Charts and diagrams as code
------------------------------------------------------------------------
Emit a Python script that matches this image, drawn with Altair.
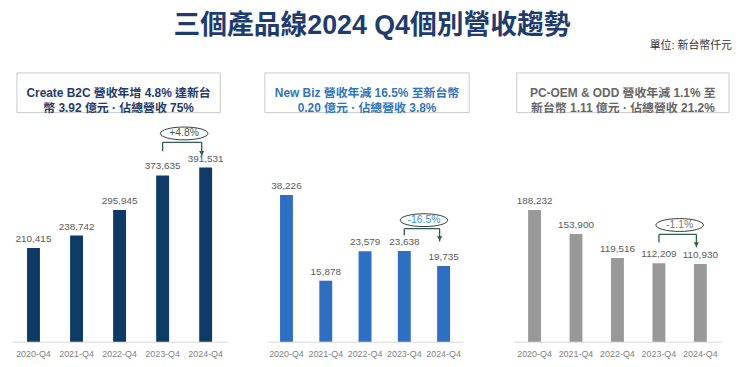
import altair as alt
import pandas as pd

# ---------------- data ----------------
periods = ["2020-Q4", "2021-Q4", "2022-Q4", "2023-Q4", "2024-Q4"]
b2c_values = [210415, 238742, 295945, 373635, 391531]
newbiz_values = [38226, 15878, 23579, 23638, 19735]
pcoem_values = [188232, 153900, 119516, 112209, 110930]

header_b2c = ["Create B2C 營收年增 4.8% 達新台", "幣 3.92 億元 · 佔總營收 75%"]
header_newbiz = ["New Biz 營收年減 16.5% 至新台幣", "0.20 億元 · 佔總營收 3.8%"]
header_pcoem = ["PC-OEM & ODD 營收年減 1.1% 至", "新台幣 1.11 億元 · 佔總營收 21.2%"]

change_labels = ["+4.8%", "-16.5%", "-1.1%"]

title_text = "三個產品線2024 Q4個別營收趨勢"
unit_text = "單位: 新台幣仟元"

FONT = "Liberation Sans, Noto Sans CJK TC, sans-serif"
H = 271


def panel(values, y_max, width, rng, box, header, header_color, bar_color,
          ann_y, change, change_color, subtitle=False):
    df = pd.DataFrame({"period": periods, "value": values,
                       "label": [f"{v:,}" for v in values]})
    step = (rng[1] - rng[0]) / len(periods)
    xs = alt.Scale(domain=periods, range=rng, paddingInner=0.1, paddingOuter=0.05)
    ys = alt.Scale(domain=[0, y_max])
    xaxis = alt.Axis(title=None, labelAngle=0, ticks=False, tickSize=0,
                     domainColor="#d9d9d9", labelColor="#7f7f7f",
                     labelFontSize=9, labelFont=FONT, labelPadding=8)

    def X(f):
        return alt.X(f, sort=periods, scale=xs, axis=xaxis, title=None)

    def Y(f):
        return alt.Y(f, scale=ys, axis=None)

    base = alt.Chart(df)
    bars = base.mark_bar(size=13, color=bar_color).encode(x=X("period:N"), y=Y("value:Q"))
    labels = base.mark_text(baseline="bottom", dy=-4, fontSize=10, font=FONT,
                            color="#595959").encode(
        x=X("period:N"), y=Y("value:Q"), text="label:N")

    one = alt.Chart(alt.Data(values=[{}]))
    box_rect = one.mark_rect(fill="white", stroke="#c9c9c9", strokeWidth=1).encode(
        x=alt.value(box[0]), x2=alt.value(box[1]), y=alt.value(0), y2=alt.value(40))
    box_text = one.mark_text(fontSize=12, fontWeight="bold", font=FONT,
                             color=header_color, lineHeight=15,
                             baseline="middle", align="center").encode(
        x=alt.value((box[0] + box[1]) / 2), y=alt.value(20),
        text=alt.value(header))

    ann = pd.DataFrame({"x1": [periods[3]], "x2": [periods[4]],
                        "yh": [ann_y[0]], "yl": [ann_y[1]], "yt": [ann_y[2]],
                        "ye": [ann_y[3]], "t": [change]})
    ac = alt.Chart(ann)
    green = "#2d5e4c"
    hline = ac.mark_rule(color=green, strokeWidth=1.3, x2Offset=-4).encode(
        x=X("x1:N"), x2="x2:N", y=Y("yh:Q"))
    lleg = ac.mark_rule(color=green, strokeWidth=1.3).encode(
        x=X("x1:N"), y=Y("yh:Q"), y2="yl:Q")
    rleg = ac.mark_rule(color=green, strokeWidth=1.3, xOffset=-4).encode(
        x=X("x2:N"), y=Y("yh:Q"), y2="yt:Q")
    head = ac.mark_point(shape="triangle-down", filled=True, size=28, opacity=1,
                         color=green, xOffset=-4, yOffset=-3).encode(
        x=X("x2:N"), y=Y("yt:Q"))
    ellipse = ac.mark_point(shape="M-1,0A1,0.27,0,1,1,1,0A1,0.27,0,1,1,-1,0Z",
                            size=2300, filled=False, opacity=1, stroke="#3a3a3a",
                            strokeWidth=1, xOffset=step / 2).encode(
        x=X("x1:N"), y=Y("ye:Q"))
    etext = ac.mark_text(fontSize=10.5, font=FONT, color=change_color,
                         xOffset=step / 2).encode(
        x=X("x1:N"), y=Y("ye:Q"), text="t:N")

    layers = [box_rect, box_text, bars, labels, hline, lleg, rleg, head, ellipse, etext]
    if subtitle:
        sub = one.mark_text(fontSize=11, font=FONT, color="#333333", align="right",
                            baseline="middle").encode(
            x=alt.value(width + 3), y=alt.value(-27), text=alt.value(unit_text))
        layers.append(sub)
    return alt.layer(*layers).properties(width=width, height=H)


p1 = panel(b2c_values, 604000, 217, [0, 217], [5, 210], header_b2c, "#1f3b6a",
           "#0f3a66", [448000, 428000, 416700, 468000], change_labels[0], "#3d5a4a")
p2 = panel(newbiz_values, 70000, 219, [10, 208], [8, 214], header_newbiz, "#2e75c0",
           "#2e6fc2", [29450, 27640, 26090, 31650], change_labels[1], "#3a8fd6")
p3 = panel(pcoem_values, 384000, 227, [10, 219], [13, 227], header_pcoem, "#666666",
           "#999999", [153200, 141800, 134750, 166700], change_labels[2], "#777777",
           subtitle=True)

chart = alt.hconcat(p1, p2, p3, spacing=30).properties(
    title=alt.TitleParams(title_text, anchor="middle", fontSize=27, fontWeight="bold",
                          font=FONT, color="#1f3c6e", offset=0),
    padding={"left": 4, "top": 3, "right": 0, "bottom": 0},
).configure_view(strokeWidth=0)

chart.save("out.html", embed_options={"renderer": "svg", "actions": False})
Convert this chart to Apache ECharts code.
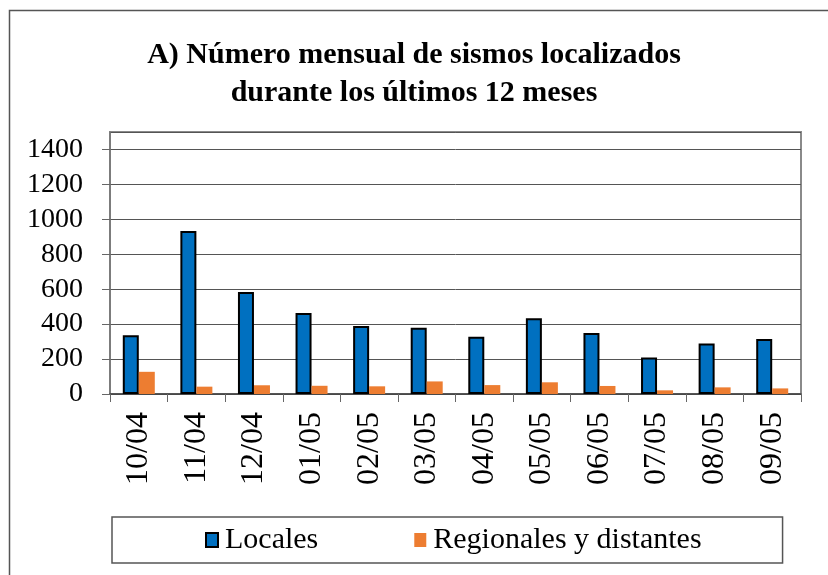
------------------------------------------------------------------------
# What the task requires:
Please transcribe, word for word, every line from the first line of the records above through the line containing "import pandas as pd", and leave out any pictures.

# Reply to the task:
Emit a Python script that matches this image, drawn with Altair.
import altair as alt
import pandas as pd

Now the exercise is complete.